# Start of MATERIAL PROVIDED

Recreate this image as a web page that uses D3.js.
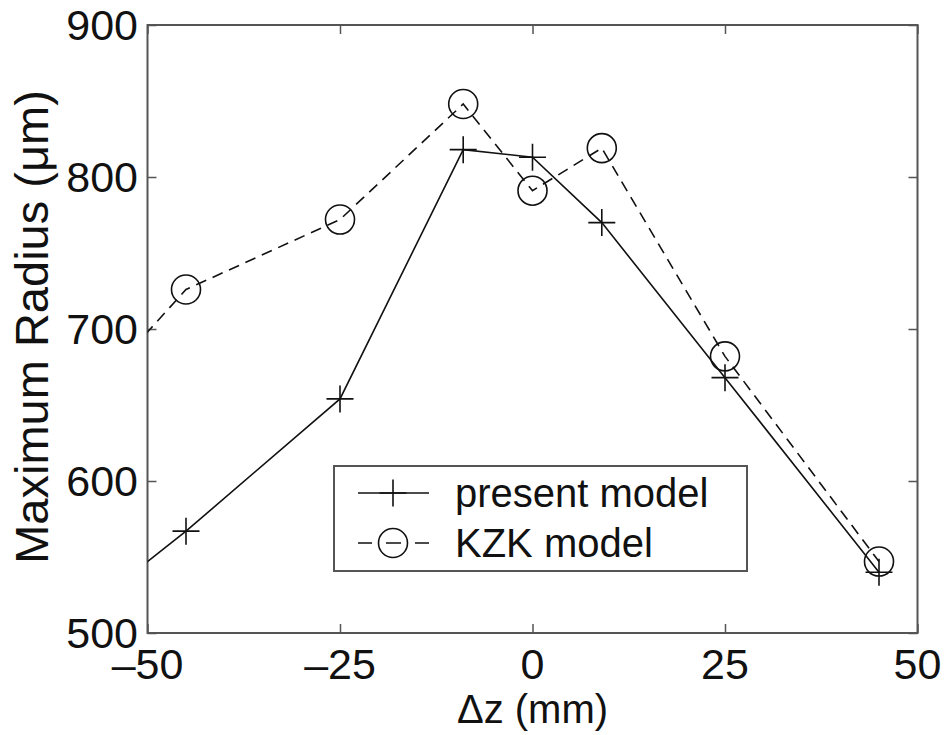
<!DOCTYPE html>
<html>
<head>
<meta charset="utf-8">
<script src="https://cdn.jsdelivr.net/npm/d3@7"></script>
<style>
  body { margin: 0; background: #fff; }
  text { font-family: "Liberation Sans", Arial, Helvetica, sans-serif; fill: #111; }
</style>
</head>
<body>
<div id="d3-container"></div>
<script>
/* CONSTANTS AND GLOBALS */
const width = 948,
  height = 735,
  margin = { top: 25, bottom: 102, left: 147.5, right: 30.5 };

// data (first point sits just outside the axes and gets clipped)
const dz = [-55, -45, -25, -9, 0, 9, 25, 45];
const presentModel = [527, 567, 654, 818, 813, 770, 668, 540];
const kzkModel = [670, 726, 772, 848, 791, 819, 682, 547];
const xTicks = [-50, -25, 0, 25, 50];
const yTicks = [500, 600, 700, 800, 900];
const seriesNames = ["present model", "KZK model"];

const xScale = d3.scaleLinear()
  .domain([-50, 50])
  .range([margin.left, width - margin.right]);

const yScale = d3.scaleLinear()
  .domain([500, 900])
  .range([height - margin.bottom, margin.top]);

const svg = d3.select("#d3-container")
  .append("svg")
  .attr("width", width)
  .attr("height", height);

svg.append("clipPath")
  .attr("id", "plot-clip")
  .append("rect")
  .attr("x", margin.left)
  .attr("y", margin.top)
  .attr("width", width - margin.left - margin.right)
  .attr("height", height - margin.top - margin.bottom);

// axes: ticks point inward, mirrored on the opposite side like matlab
const tickLen = 9;
const axisColor = "#555";

svg.append("g")
  .attr("transform", `translate(0, ${height - margin.bottom})`)
  .call(d3.axisTop(xScale).tickValues(xTicks).tickSize(tickLen).tickFormat(""))
  .call(g => g.select(".domain").remove())
  .call(g => g.selectAll("line").attr("stroke", axisColor).attr("stroke-width", 1.5));

svg.append("g")
  .attr("transform", `translate(0, ${margin.top})`)
  .call(d3.axisBottom(xScale).tickValues(xTicks).tickSize(tickLen).tickFormat(""))
  .call(g => g.select(".domain").remove())
  .call(g => g.selectAll("line").attr("stroke", axisColor).attr("stroke-width", 1.5));

svg.append("g")
  .attr("transform", `translate(${margin.left}, 0)`)
  .call(d3.axisRight(yScale).tickValues(yTicks).tickSize(tickLen).tickFormat(""))
  .call(g => g.select(".domain").remove())
  .call(g => g.selectAll("line").attr("stroke", axisColor).attr("stroke-width", 1.5));

svg.append("g")
  .attr("transform", `translate(${width - margin.right}, 0)`)
  .call(d3.axisLeft(yScale).tickValues(yTicks).tickSize(tickLen).tickFormat(""))
  .call(g => g.select(".domain").remove())
  .call(g => g.selectAll("line").attr("stroke", axisColor).attr("stroke-width", 1.5));

// box
svg.append("rect")
  .attr("x", margin.left)
  .attr("y", margin.top)
  .attr("width", width - margin.left - margin.right)
  .attr("height", height - margin.top - margin.bottom)
  .attr("fill", "none")
  .attr("stroke", axisColor)
  .attr("stroke-width", 2);

// tick labels
svg.selectAll(".xlabel")
  .data(xTicks)
  .join("text")
  .attr("class", "xlabel")
  .attr("x", d => xScale(d))
  .attr("y", 679)
  .attr("text-anchor", "middle")
  .attr("font-size", 43)
  .text(d => d < 0 ? "\u2013" + Math.abs(d) : d);

svg.selectAll(".ylabel")
  .data(yTicks)
  .join("text")
  .attr("class", "ylabel")
  .attr("x", 138)
  .attr("y", d => yScale(d) + 15)
  .attr("text-anchor", "end")
  .attr("font-size", 43)
  .text(d => d);

// axis titles
svg.append("text")
  .attr("x", xScale(0))
  .attr("y", 723)
  .attr("text-anchor", "middle")
  .attr("font-size", 40)
  .text("\u0394z (mm)");

svg.append("text")
  .attr("transform", `translate(48, ${yScale(700) - 2}) rotate(-90)`)
  .attr("text-anchor", "middle")
  .attr("font-size", 47)
  .text("Maximum Radius (\u03bcm)");

// lines
const line = d3.line()
  .x((d, i) => xScale(dz[i]))
  .y(d => yScale(d));

const plot = svg.append("g").attr("clip-path", "url(#plot-clip)");
const ink = "#111";

plot.append("path")
  .attr("d", line(kzkModel))
  .attr("fill", "none")
  .attr("stroke", ink)
  .attr("stroke-width", 1.6)
  .attr("stroke-dasharray", "11,7");

plot.append("path")
  .attr("d", line(presentModel))
  .attr("fill", "none")
  .attr("stroke", ink)
  .attr("stroke-width", 1.6);

// markers
const arm = 13.5, rad = 14.5;

function plusPath(x, y) {
  return `M${x - arm},${y}H${x + arm}M${x},${y - arm}V${y + arm}`;
}

plot.selectAll(".plus")
  .data(presentModel)
  .join("path")
  .attr("class", "plus")
  .attr("d", (d, i) => plusPath(xScale(dz[i]), yScale(d)))
  .attr("stroke", ink)
  .attr("stroke-width", 1.6)
  .attr("fill", "none");

plot.selectAll(".circ")
  .data(kzkModel)
  .join("circle")
  .attr("class", "circ")
  .attr("cx", (d, i) => xScale(dz[i]))
  .attr("cy", d => yScale(d))
  .attr("r", rad)
  .attr("stroke", ink)
  .attr("stroke-width", 1.6)
  .attr("fill", "none");

// legend
const legend = svg.append("g");
legend.append("rect")
  .attr("x", 334)
  .attr("y", 466)
  .attr("width", 413)
  .attr("height", 105)
  .attr("fill", "#fff")
  .attr("stroke", axisColor)
  .attr("stroke-width", 2);

const rows = [493, 543];
// present model sample
legend.append("line")
  .attr("x1", 358).attr("x2", 429)
  .attr("y1", rows[0]).attr("y2", rows[0])
  .attr("stroke", ink).attr("stroke-width", 1.6);
legend.append("path")
  .attr("d", plusPath(393, rows[0]))
  .attr("stroke", ink).attr("stroke-width", 1.6);
// KZK sample
legend.append("line")
  .attr("x1", 358).attr("x2", 429)
  .attr("y1", rows[1]).attr("y2", rows[1])
  .attr("stroke", ink).attr("stroke-width", 1.6)
  .attr("stroke-dasharray", "14,14,15,14,14");
legend.append("circle")
  .attr("cx", 393).attr("cy", rows[1]).attr("r", rad)
  .attr("stroke", ink).attr("stroke-width", 1.6).attr("fill", "none");

legend.selectAll(".legtext")
  .data(seriesNames)
  .join("text")
  .attr("class", "legtext")
  .attr("x", 455)
  .attr("y", (d, i) => rows[i] + 14)
  .attr("font-size", 40)
  .text(d => d);
</script>
</body>
</html>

# End of MATERIAL PROVIDED

BRIEF: Using the material above, set down every line exactly, but skip the pictures.

THE COMPLETED TASK:
Recreate this image as a web page that uses D3.js.
<!DOCTYPE html>
<html>
<head>
<meta charset="utf-8">
<script src="https://cdn.jsdelivr.net/npm/d3@7"></script>
<style>
  body { margin: 0; background: #fff; }
  text { font-family: "Liberation Sans", Arial, Helvetica, sans-serif; fill: #111; }
</style>
</head>
<body>
<div id="d3-container"></div>
<script>
/* CONSTANTS AND GLOBALS */
const width = 948,
  height = 735,
  margin = { top: 25, bottom: 102, left: 147.5, right: 30.5 };

// data (first point sits just outside the axes and gets clipped)
const dz = [-55, -45, -25, -9, 0, 9, 25, 45];
const presentModel = [527, 567, 654, 818, 813, 770, 668, 540];
const kzkModel = [670, 726, 772, 848, 791, 819, 682, 547];
const xTicks = [-50, -25, 0, 25, 50];
const yTicks = [500, 600, 700, 800, 900];
const seriesNames = ["present model", "KZK model"];

const xScale = d3.scaleLinear()
  .domain([-50, 50])
  .range([margin.left, width - margin.right]);

const yScale = d3.scaleLinear()
  .domain([500, 900])
  .range([height - margin.bottom, margin.top]);

const svg = d3.select("#d3-container")
  .append("svg")
  .attr("width", width)
  .attr("height", height);

svg.append("clipPath")
  .attr("id", "plot-clip")
  .append("rect")
  .attr("x", margin.left)
  .attr("y", margin.top)
  .attr("width", width - margin.left - margin.right)
  .attr("height", height - margin.top - margin.bottom);

// axes: ticks point inward, mirrored on the opposite side like matlab
const tickLen = 9;
const axisColor = "#555";

svg.append("g")
  .attr("transform", `translate(0, ${height - margin.bottom})`)
  .call(d3.axisTop(xScale).tickValues(xTicks).tickSize(tickLen).tickFormat(""))
  .call(g => g.select(".domain").remove())
  .call(g => g.selectAll("line").attr("stroke", axisColor).attr("stroke-width", 1.5));

svg.append("g")
  .attr("transform", `translate(0, ${margin.top})`)
  .call(d3.axisBottom(xScale).tickValues(xTicks).tickSize(tickLen).tickFormat(""))
  .call(g => g.select(".domain").remove())
  .call(g => g.selectAll("line").attr("stroke", axisColor).attr("stroke-width", 1.5));

svg.append("g")
  .attr("transform", `translate(${margin.left}, 0)`)
  .call(d3.axisRight(yScale).tickValues(yTicks).tickSize(tickLen).tickFormat(""))
  .call(g => g.select(".domain").remove())
  .call(g => g.selectAll("line").attr("stroke", axisColor).attr("stroke-width", 1.5));

svg.append("g")
  .attr("transform", `translate(${width - margin.right}, 0)`)
  .call(d3.axisLeft(yScale).tickValues(yTicks).tickSize(tickLen).tickFormat(""))
  .call(g => g.select(".domain").remove())
  .call(g => g.selectAll("line").attr("stroke", axisColor).attr("stroke-width", 1.5));

// box
svg.append("rect")
  .attr("x", margin.left)
  .attr("y", margin.top)
  .attr("width", width - margin.left - margin.right)
  .attr("height", height - margin.top - margin.bottom)
  .attr("fill", "none")
  .attr("stroke", axisColor)
  .attr("stroke-width", 2);

// tick labels
svg.selectAll(".xlabel")
  .data(xTicks)
  .join("text")
  .attr("class", "xlabel")
  .attr("x", d => xScale(d))
  .attr("y", 679)
  .attr("text-anchor", "middle")
  .attr("font-size", 43)
  .text(d => d < 0 ? "\u2013" + Math.abs(d) : d);

svg.selectAll(".ylabel")
  .data(yTicks)
  .join("text")
  .attr("class", "ylabel")
  .attr("x", 138)
  .attr("y", d => yScale(d) + 15)
  .attr("text-anchor", "end")
  .attr("font-size", 43)
  .text(d => d);

// axis titles
svg.append("text")
  .attr("x", xScale(0))
  .attr("y", 723)
  .attr("text-anchor", "middle")
  .attr("font-size", 40)
  .text("\u0394z (mm)");

svg.append("text")
  .attr("transform", `translate(48, ${yScale(700) - 2}) rotate(-90)`)
  .attr("text-anchor", "middle")
  .attr("font-size", 47)
  .text("Maximum Radius (\u03bcm)");

// lines
const line = d3.line()
  .x((d, i) => xScale(dz[i]))
  .y(d => yScale(d));

const plot = svg.append("g").attr("clip-path", "url(#plot-clip)");
const ink = "#111";

plot.append("path")
  .attr("d", line(kzkModel))
  .attr("fill", "none")
  .attr("stroke", ink)
  .attr("stroke-width", 1.6)
  .attr("stroke-dasharray", "11,7");

plot.append("path")
  .attr("d", line(presentModel))
  .attr("fill", "none")
  .attr("stroke", ink)
  .attr("stroke-width", 1.6);

// markers
const arm = 13.5, rad = 14.5;

function plusPath(x, y) {
  return `M${x - arm},${y}H${x + arm}M${x},${y - arm}V${y + arm}`;
}

plot.selectAll(".plus")
  .data(presentModel)
  .join("path")
  .attr("class", "plus")
  .attr("d", (d, i) => plusPath(xScale(dz[i]), yScale(d)))
  .attr("stroke", ink)
  .attr("stroke-width", 1.6)
  .attr("fill", "none");

plot.selectAll(".circ")
  .data(kzkModel)
  .join("circle")
  .attr("class", "circ")
  .attr("cx", (d, i) => xScale(dz[i]))
  .attr("cy", d => yScale(d))
  .attr("r", rad)
  .attr("stroke", ink)
  .attr("stroke-width", 1.6)
  .attr("fill", "none");

// legend
const legend = svg.append("g");
legend.append("rect")
  .attr("x", 334)
  .attr("y", 466)
  .attr("width", 413)
  .attr("height", 105)
  .attr("fill", "#fff")
  .attr("stroke", axisColor)
  .attr("stroke-width", 2);

const rows = [493, 543];
// present model sample
legend.append("line")
  .attr("x1", 358).attr("x2", 429)
  .attr("y1", rows[0]).attr("y2", rows[0])
  .attr("stroke", ink).attr("stroke-width", 1.6);
legend.append("path")
  .attr("d", plusPath(393, rows[0]))
  .attr("stroke", ink).attr("stroke-width", 1.6);
// KZK sample
legend.append("line")
  .attr("x1", 358).attr("x2", 429)
  .attr("y1", rows[1]).attr("y2", rows[1])
  .attr("stroke", ink).attr("stroke-width", 1.6)
  .attr("stroke-dasharray", "14,14,15,14,14");
legend.append("circle")
  .attr("cx", 393).attr("cy", rows[1]).attr("r", rad)
  .attr("stroke", ink).attr("stroke-width", 1.6).attr("fill", "none");

legend.selectAll(".legtext")
  .data(seriesNames)
  .join("text")
  .attr("class", "legtext")
  .attr("x", 455)
  .attr("y", (d, i) => rows[i] + 14)
  .attr("font-size", 40)
  .text(d => d);
</script>
</body>
</html>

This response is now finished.